In the 2023 Kirkuk governorate election, the party called on its supporters to vote for the united electoral list of the Patriotic Union of Kurdistan and the Kurdistan Communist Party - Iraq. It also stressed the importance that all would Kurds participate in the elections, as the elections also serve as a historical document of the ethnic makeup of the Kirkuk Governorate.

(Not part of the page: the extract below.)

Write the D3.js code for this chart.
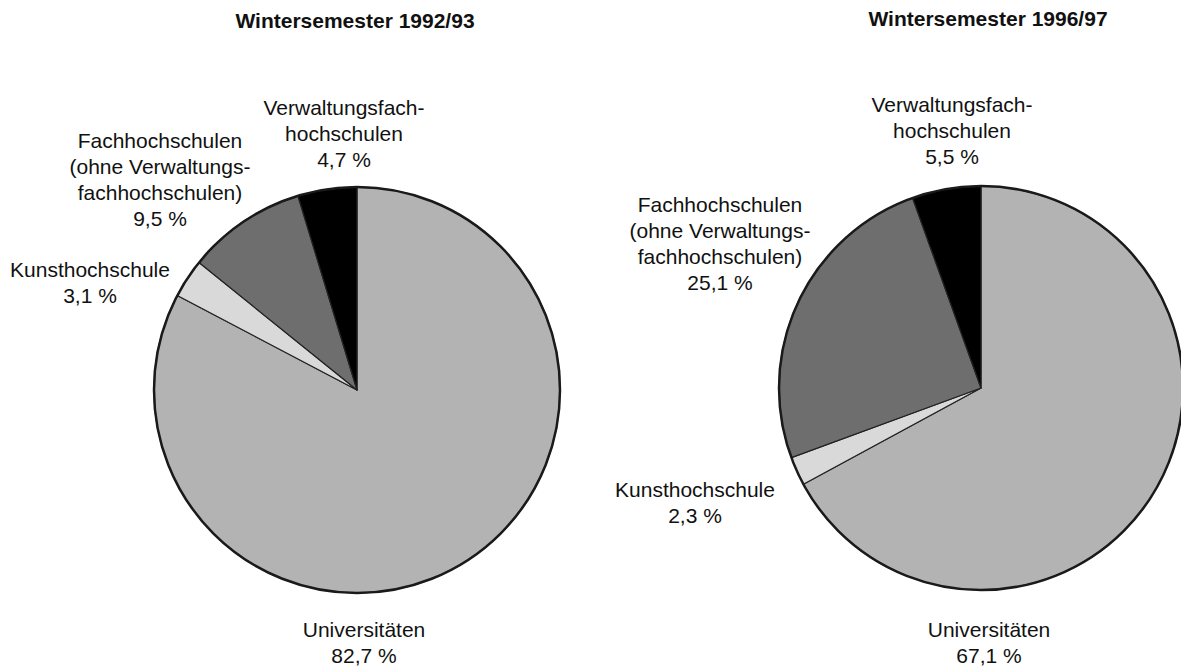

== 1 September 2023 Erbil attack controversy ==
On 1 September 2023, a bombing in took place on a pedestrian bridge in Erbil. There were no casualties or wounded persons, but material damage occurred. The security council of the Government of Kurdistan Region called this an "act of terrorism" and claimed that Zalil Jalil Khalaf, a member of Tevgerî Azadiyî from Chamchamal would be responsible. The party however denied the accusations, stating that the perpetrator unknown to them and has nothing to do with them. In the statement, it also accused the KRG of trying to deflect from the ongoing protests by teachers and other public servants for receiving months of yet unpaid salaries. It stressed that it is a licensed party in Iraq that carries out its political and civil struggle for democratization within the framework of the law.